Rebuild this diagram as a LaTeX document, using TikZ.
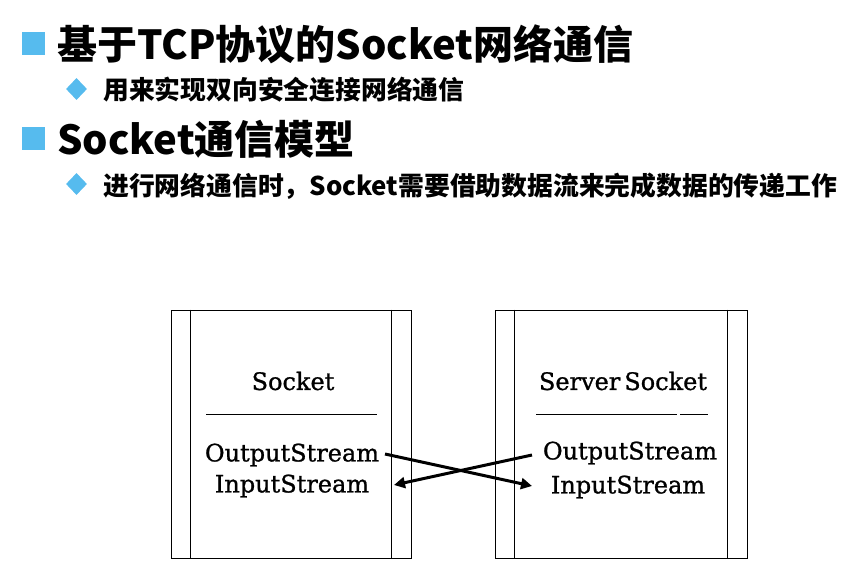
\documentclass[tikz,border=0pt]{standalone}
\usepackage{fontspec}
\newfontfamily\cjk{Noto Sans CJK SC}
\newfontface\boxfont{DejaVu Serif}[FakeBold=1]
\usetikzlibrary{arrows.meta,shapes.geometric}
\definecolor{bullet}{RGB}{86,187,238}
\tikzset{
  sq/.style={fill=bullet, minimum size=23pt, inner sep=0pt},
  dia/.style={fill=bullet, shape=diamond, minimum width=21pt, minimum height=22pt, inner sep=0pt},
  hone/.style={anchor=west, inner sep=0pt, font=\cjk\bfseries\fontsize{40}{44}\selectfont},
  htwo/.style={anchor=west, inner sep=0pt, font=\cjk\bfseries\fontsize{25.8}{28}\selectfont},
  sockbox/.style={draw, line width=0.8pt, minimum height=248pt, inner sep=0pt},
  thin/.style={line width=0.8pt},
  btxt/.style={inner sep=0pt, font=\boxfont\fontsize{24}{26}\selectfont},
  link/.style={line width=3pt, -{Triangle[length=11pt,width=11pt]}},
}
\begin{document}
\begin{tikzpicture}[x=1pt,y=-1pt]
\useasboundingbox (0,0) rectangle (865,572);
% header
\node[sq] (s1) at (33.5,43.5) {};
\node[hone] (t1) at (57,44) {基于TCP协议的Socket网络通信};
\node[dia] (d1) at (76.5,89) {};
\node[htwo] (t2) at (103,90) {用来实现双向安全连接网络通信};
\node[sq] (s2) at (33.5,138.5) {};
\node[hone] (t3) at (57,139) {Socket通信模型};
\node[dia] (d2) at (76.5,184) {};
\node[htwo] (t4) at (103,186) {进行网络通信时，Socket需要借助数据流来完成数据的传递工作};
% boxes
\node[sockbox, minimum width=240pt] (L) at (291,434) {};
\node[sockbox, minimum width=252pt] (R) at (621,434) {};
\draw[thin] ([xshift=20pt]L.north west) -- ([xshift=20pt]L.south west);
\draw[thin] ([xshift=-20pt]L.north east) -- ([xshift=-20pt]L.south east);
\draw[thin] ([xshift=20pt]R.north west) -- ([xshift=20pt]R.south west);
\draw[thin] ([xshift=-20pt]R.north east) -- ([xshift=-20pt]R.south east);
% texts
\node[btxt] (lt) at (293,381) {Socket};
\node[btxt] (rt) at (623,381) {Server\,Socket};
\coordinate (la) at (206,414);
\coordinate (lb) at (377,414);
\coordinate (ra) at (536,414);
\coordinate (rb) at (677,414);
\coordinate (rc) at (680,414);
\coordinate (rd) at (708,414);
\draw[thin] (la) -- (lb);
\draw[thin] (ra) -- (rb);
\draw[thin] (rc) -- (rd);
\node[btxt] (lo) at (292,455) {OutputStream};
\node[btxt] (li) at (292,486) {InputStream};
\node[btxt] (ro) at (630,453) {OutputStream};
\node[btxt] (ri) at (628,487) {InputStream};
% arrows
\coordinate (a1s) at (385,454);
\coordinate (a1e) at (532,486);
\coordinate (a2s) at (532,455);
\coordinate (a2e) at (394,485);
\draw[link] (a1s) -- (a1e);
\draw[link] (a2s) -- (a2e);
\end{tikzpicture}
\end{document}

· · · · · · ·

Goal — Set the pictures aside and transcribe the data above exactly.

Answer to this exercise —
Rebuild this diagram as a LaTeX document, using TikZ.
\documentclass[tikz,border=0pt]{standalone}
\usepackage{fontspec}
\newfontfamily\cjk{Noto Sans CJK SC}
\newfontface\boxfont{DejaVu Serif}[FakeBold=1]
\usetikzlibrary{arrows.meta,shapes.geometric}
\definecolor{bullet}{RGB}{86,187,238}
\tikzset{
  sq/.style={fill=bullet, minimum size=23pt, inner sep=0pt},
  dia/.style={fill=bullet, shape=diamond, minimum width=21pt, minimum height=22pt, inner sep=0pt},
  hone/.style={anchor=west, inner sep=0pt, font=\cjk\bfseries\fontsize{40}{44}\selectfont},
  htwo/.style={anchor=west, inner sep=0pt, font=\cjk\bfseries\fontsize{25.8}{28}\selectfont},
  sockbox/.style={draw, line width=0.8pt, minimum height=248pt, inner sep=0pt},
  thin/.style={line width=0.8pt},
  btxt/.style={inner sep=0pt, font=\boxfont\fontsize{24}{26}\selectfont},
  link/.style={line width=3pt, -{Triangle[length=11pt,width=11pt]}},
}
\begin{document}
\begin{tikzpicture}[x=1pt,y=-1pt]
\useasboundingbox (0,0) rectangle (865,572);
% header
\node[sq] (s1) at (33.5,43.5) {};
\node[hone] (t1) at (57,44) {基于TCP协议的Socket网络通信};
\node[dia] (d1) at (76.5,89) {};
\node[htwo] (t2) at (103,90) {用来实现双向安全连接网络通信};
\node[sq] (s2) at (33.5,138.5) {};
\node[hone] (t3) at (57,139) {Socket通信模型};
\node[dia] (d2) at (76.5,184) {};
\node[htwo] (t4) at (103,186) {进行网络通信时，Socket需要借助数据流来完成数据的传递工作};
% boxes
\node[sockbox, minimum width=240pt] (L) at (291,434) {};
\node[sockbox, minimum width=252pt] (R) at (621,434) {};
\draw[thin] ([xshift=20pt]L.north west) -- ([xshift=20pt]L.south west);
\draw[thin] ([xshift=-20pt]L.north east) -- ([xshift=-20pt]L.south east);
\draw[thin] ([xshift=20pt]R.north west) -- ([xshift=20pt]R.south west);
\draw[thin] ([xshift=-20pt]R.north east) -- ([xshift=-20pt]R.south east);
% texts
\node[btxt] (lt) at (293,381) {Socket};
\node[btxt] (rt) at (623,381) {Server\,Socket};
\coordinate (la) at (206,414);
\coordinate (lb) at (377,414);
\coordinate (ra) at (536,414);
\coordinate (rb) at (677,414);
\coordinate (rc) at (680,414);
\coordinate (rd) at (708,414);
\draw[thin] (la) -- (lb);
\draw[thin] (ra) -- (rb);
\draw[thin] (rc) -- (rd);
\node[btxt] (lo) at (292,455) {OutputStream};
\node[btxt] (li) at (292,486) {InputStream};
\node[btxt] (ro) at (630,453) {OutputStream};
\node[btxt] (ri) at (628,487) {InputStream};
% arrows
\coordinate (a1s) at (385,454);
\coordinate (a1e) at (532,486);
\coordinate (a2s) at (532,455);
\coordinate (a2e) at (394,485);
\draw[link] (a1s) -- (a1e);
\draw[link] (a2s) -- (a2e);
\end{tikzpicture}
\end{document}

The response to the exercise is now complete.